##### Data lines #####
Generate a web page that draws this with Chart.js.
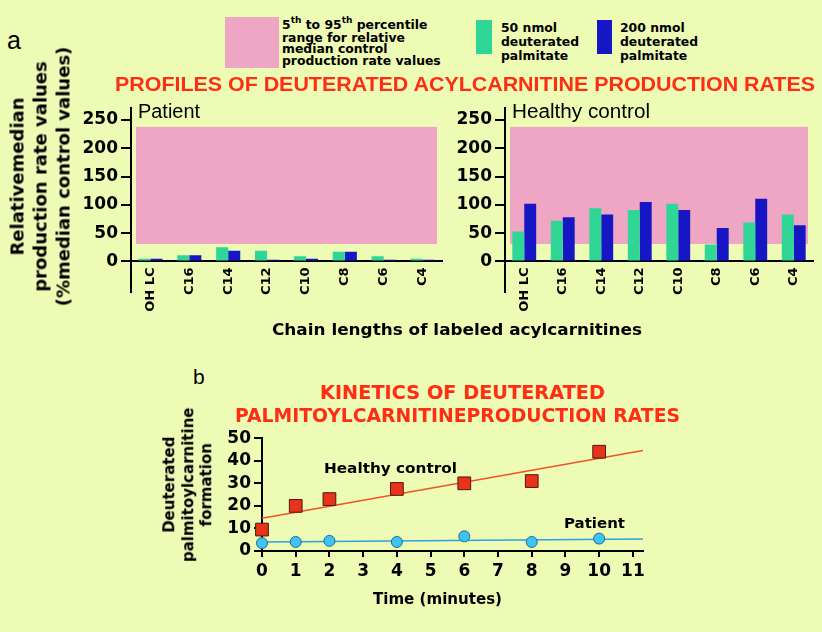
<!DOCTYPE html>
<html>
<head>
<meta charset="utf-8">
<script src="https://cdn.jsdelivr.net/npm/chart.js@4.4.1/dist/chart.umd.min.js"></script>
<style>
  html, body { margin: 0; padding: 0; background: #EEFBB5; }
  #stage { position: relative; width: 822px; height: 632px; overflow: hidden; background: #EEFBB5;
           font-family: "DejaVu Sans", sans-serif; color: #000; }
  canvas { position: absolute; }
  .t { position: absolute; white-space: nowrap; line-height: 1; z-index: 2; }
  .b12 { font: bold 12.4px "DejaVu Sans", sans-serif; }
  .red { color: #FF2D14; }
  .box { position: absolute; }
  .rot { position: absolute; transform: rotate(-90deg); text-align: center; z-index: 2;
         font-weight: bold; white-space: nowrap; }
  sup { font-size: 9px; position: relative; top: -1px; vertical-align: top; line-height: 1; }
</style>
</head>
<body>
<div id="stage">
  <!-- legend -->
  <div class="box" style="left:225px;top:17px;width:54px;height:51px;background:#EEA6C4"></div>
  <div class="t b12" style="left:282px;top:17px">5<sup>th</sup> to 95<sup>th</sup> percentile</div>
  <div class="t b12" style="left:282px;top:29.5px">range for relative</div>
  <div class="t b12" style="left:282px;top:40.5px">median control</div>
  <div class="t b12" style="left:282px;top:53.3px">production rate values</div>

  <div class="box" style="left:476px;top:20px;width:16px;height:34px;background:#2FD696"></div>
  <div class="t b12" style="left:501px;top:19.5px">50 nmol</div>
  <div class="t b12" style="left:501px;top:33.5px">deuterated</div>
  <div class="t b12" style="left:501px;top:47.5px">palmitate</div>

  <div class="box" style="left:597px;top:20px;width:15px;height:34px;background:#1616C4"></div>
  <div class="t b12" style="left:620px;top:19.5px">200 nmol</div>
  <div class="t b12" style="left:620px;top:33.5px">deuterated</div>
  <div class="t b12" style="left:620px;top:47.5px">palmitate</div>

  <div class="t" style="left:7px;top:26px;font:25px 'Liberation Sans',sans-serif">a</div>
  <div class="t red" style="left:115px;top:72.5px;font:bold 19.5px 'Liberation Sans',sans-serif" data-w="700">PROFILES OF DEUTERATED ACYLCARNITINE PRODUCTION RATES</div>

  <div class="rot" style="left:-110.5px;top:141.5px;width:300px;height:69px;line-height:23px;font-size:18px">
    Relativemedian<br>production rate values<br>(%median control values)
  </div>

  <canvas id="patientChart" width="450" height="230" style="left:0;top:95px"></canvas>
  <canvas id="controlChart" width="382" height="230" style="left:440px;top:95px"></canvas>

  <div class="t" style="left:138px;top:100px;font:20px 'Liberation Sans',sans-serif" data-w="62">Patient</div>
  <div class="t" style="left:512px;top:100px;font:20px 'Liberation Sans',sans-serif" data-w="138">Healthy control</div>

  <div class="t" style="left:272px;top:319.5px;font:bold 16px 'DejaVu Sans',sans-serif" data-w="370">Chain lengths of labeled acylcarnitines</div>

  <div class="t" style="left:193px;top:365px;font:21px 'Liberation Sans',sans-serif">b</div>
  <div class="t red" style="left:320px;top:381px;font:bold 19px 'DejaVu Sans',sans-serif" data-w="285">KINETICS OF DEUTERATED</div>
  <div class="t red" style="left:235px;top:404px;font:bold 19px 'DejaVu Sans',sans-serif" data-w="445">PALMITOYLCARNITINEPRODUCTION RATES</div>

  <div class="rot" style="left:108px;top:457.25px;width:160px;height:55.5px;line-height:18.5px;font-size:15px">
    Deuterated<br>palmitoylcarnitine<br>formation
  </div>

  <canvas id="kineticsChart" width="460" height="190" style="left:200px;top:425px"></canvas>

  <div class="t" style="left:324px;top:460px;font:bold 14px 'DejaVu Sans',sans-serif" data-w="133">Healthy control</div>
  <div class="t" style="left:564px;top:515px;font:bold 14px 'DejaVu Sans',sans-serif" data-w="61">Patient</div>
  <div class="t" style="left:373px;top:588.5px;font:bold 16px 'DejaVu Sans',sans-serif" data-w="129">Time (minutes)</div>
</div>

<script>
// panel a: relative production rates (% of median control)
const categories = ["OH LC", "C16", "C14", "C12", "C10", "C8", "C6", "C4"];
const patient50 = [5, 11, 25, 19, 9, 17, 9, 5];
const patient200 = [5, 11, 19, 3, 5, 17, 3, 3];
const control50 = [53, 72, 94, 91, 102, 30, 69, 83];
const control200 = [102, 78, 83, 105, 91, 59, 111, 64];
const percentileBand = [31, 238];
const rateTicks = [0, 50, 100, 150, 200, 250];

// panel b: kinetics
const timeMin = [0, 1, 2, 4, 6, 8, 10];
const controlFormation = [9.5, 20, 23, 27.5, 30, 31, 44];
const patientFormation = [3.5, 4, 4.5, 4, 6.5, 4, 5.5];
const controlFit = [[0, 14.5], [11.3, 44.5]];
const patientFit = [[0, 4], [11.3, 5.3]];
const timeTicks = [0, 1, 2, 3, 4, 5, 6, 7, 8, 9, 10, 11];
const formationTicks = [0, 10, 20, 30, 40, 50];

const GREEN = "#2FD696";
const BLUE = "#1616C4";
const PINK = "#EEA6C4";

Chart.defaults.font.family = "'DejaVu Sans', sans-serif";
Chart.defaults.color = "#000";

// pink 5th-95th percentile band behind the bars
const bandPlugin = {
  id: "band",
  beforeDatasetsDraw(chart) {
    const { ctx, chartArea, scales } = chart;
    const top = scales.y.getPixelForValue(percentileBand[1]);
    const bottom = scales.y.getPixelForValue(percentileBand[0]);
    ctx.save();
    ctx.fillStyle = PINK;
    ctx.fillRect(chartArea.left + 5, top, chartArea.right - chartArea.left - 10, bottom - top);
    ctx.restore();
  }
};

function barChart(id, a, b, yWidth, padRight) {
  return new Chart(document.getElementById(id), {
    type: "bar",
    data: {
      labels: categories,
      datasets: [
        { label: "50 nmol deuterated palmitate", data: a, backgroundColor: GREEN },
        { label: "200 nmol deuterated palmitate", data: b, backgroundColor: BLUE }
      ]
    },
    options: {
      responsive: false,
      animation: false,
      devicePixelRatio: 1,
      layout: { padding: { top: 10, right: padRight, bottom: 33, left: 0 } },
      plugins: { legend: { display: false }, tooltip: { enabled: false } },
      datasets: { bar: { categoryPercentage: 0.62, barPercentage: 1 } },
      scales: {
        x: {
          position: { y: 0 },
          grid: { drawOnChartArea: false, drawTicks: false },
          border: { color: "#000", width: 2 },
          ticks: { color: "#000", font: { weight: "bold", size: 13 }, minRotation: 90, maxRotation: 90, padding: 6, autoSkip: false }
        },
        y: {
          min: -54,
          max: 271,
          afterBuildTicks: s => { s.ticks = rateTicks.map(v => ({ value: v })); },
          afterFit: s => { s.width = yWidth; },
          grid: { drawOnChartArea: false, tickLength: 10, color: "#000", lineWidth: 2 },
          border: { color: "#000", width: 2 },
          ticks: { color: "#000", font: { weight: "bold", size: 17 }, padding: 3, autoSkip: false }
        }
      }
    },
    plugins: [bandPlugin]
  });
}

barChart("patientChart", patient50, patient200, 131, 8);
barChart("controlChart", control50, control200, 65, 9);

const xy = (xs, ys) => xs.map((x, i) => ({ x: x, y: ys[i] }));
const pairs = p => p.map(([x, y]) => ({ x: x, y: y }));

new Chart(document.getElementById("kineticsChart"), {
  type: "line",
  data: {
    datasets: [
      { label: "Healthy control", data: xy(timeMin, controlFormation), showLine: false,
        pointStyle: "rect", pointRadius: 9, backgroundColor: "#E8321A", borderColor: "#4A1A0A", borderWidth: 1 },
      { label: "Patient", data: xy(timeMin, patientFormation), showLine: false,
        pointStyle: "circle", pointRadius: 5.5, backgroundColor: "#3EC3F2", borderColor: "#1B6D95", borderWidth: 1 },
      { label: "control fit", data: pairs(controlFit), borderColor: "#F0532A", borderWidth: 1.5, pointRadius: 0 },
      { label: "patient fit", data: pairs(patientFit), borderColor: "#2E9FE6", borderWidth: 1.5, pointRadius: 0 }
    ]
  },
  options: {
    responsive: false,
    animation: false,
    devicePixelRatio: 1,
    clip: false,
    layout: { padding: { top: 10, right: 17, bottom: 24, left: 0 } },
    plugins: { legend: { display: false }, tooltip: { enabled: false } },
    scales: {
      x: {
        type: "linear",
        min: 0,
        max: 11.3,
        afterBuildTicks: s => { s.ticks = timeTicks.map(v => ({ value: v })); },
        afterFit: s => { s.height = 40; },
        grid: { drawOnChartArea: false, tickLength: 6, color: "#000", lineWidth: 2 },
        border: { color: "#000", width: 2 },
        ticks: { color: "#000", font: { weight: "bold", size: 17 }, padding: 4, autoSkip: false }
      },
      y: {
        min: 0,
        max: 50,
        afterBuildTicks: s => { s.ticks = formationTicks.map(v => ({ value: v })); },
        afterFit: s => { s.width = 62; },
        grid: { drawOnChartArea: false, tickLength: 8, color: "#000", lineWidth: 2 },
        border: { color: "#000", width: 2 },
        ticks: { color: "#000", font: { weight: "bold", size: 17 }, padding: 3, autoSkip: false }
      }
    }
  }
});

// stretch text runs to the widths they take in the figure
document.querySelectorAll("[data-w]").forEach(el => {
  const w = el.getBoundingClientRect().width;
  el.style.transformOrigin = "left center";
  el.style.transform = "scaleX(" + (el.dataset.w / w) + ")";
});
</script>
</body>
</html>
#####
◆ Short problem
Only the lines from the start of the material through the line containing "ACYLCARNITINE PRODUCTION RATES</div>" should be transcribed. Pictures stay out.

◆ Written solution
Generate a web page that draws this with Chart.js.
<!DOCTYPE html>
<html>
<head>
<meta charset="utf-8">
<script src="https://cdn.jsdelivr.net/npm/chart.js@4.4.1/dist/chart.umd.min.js"></script>
<style>
  html, body { margin: 0; padding: 0; background: #EEFBB5; }
  #stage { position: relative; width: 822px; height: 632px; overflow: hidden; background: #EEFBB5;
           font-family: "DejaVu Sans", sans-serif; color: #000; }
  canvas { position: absolute; }
  .t { position: absolute; white-space: nowrap; line-height: 1; z-index: 2; }
  .b12 { font: bold 12.4px "DejaVu Sans", sans-serif; }
  .red { color: #FF2D14; }
  .box { position: absolute; }
  .rot { position: absolute; transform: rotate(-90deg); text-align: center; z-index: 2;
         font-weight: bold; white-space: nowrap; }
  sup { font-size: 9px; position: relative; top: -1px; vertical-align: top; line-height: 1; }
</style>
</head>
<body>
<div id="stage">
  <!-- legend -->
  <div class="box" style="left:225px;top:17px;width:54px;height:51px;background:#EEA6C4"></div>
  <div class="t b12" style="left:282px;top:17px">5<sup>th</sup> to 95<sup>th</sup> percentile</div>
  <div class="t b12" style="left:282px;top:29.5px">range for relative</div>
  <div class="t b12" style="left:282px;top:40.5px">median control</div>
  <div class="t b12" style="left:282px;top:53.3px">production rate values</div>

  <div class="box" style="left:476px;top:20px;width:16px;height:34px;background:#2FD696"></div>
  <div class="t b12" style="left:501px;top:19.5px">50 nmol</div>
  <div class="t b12" style="left:501px;top:33.5px">deuterated</div>
  <div class="t b12" style="left:501px;top:47.5px">palmitate</div>

  <div class="box" style="left:597px;top:20px;width:15px;height:34px;background:#1616C4"></div>
  <div class="t b12" style="left:620px;top:19.5px">200 nmol</div>
  <div class="t b12" style="left:620px;top:33.5px">deuterated</div>
  <div class="t b12" style="left:620px;top:47.5px">palmitate</div>

  <div class="t" style="left:7px;top:26px;font:25px 'Liberation Sans',sans-serif">a</div>
  <div class="t red" style="left:115px;top:72.5px;font:bold 19.5px 'Liberation Sans',sans-serif" data-w="700">PROFILES OF DEUTERATED ACYLCARNITINE PRODUCTION RATES</div>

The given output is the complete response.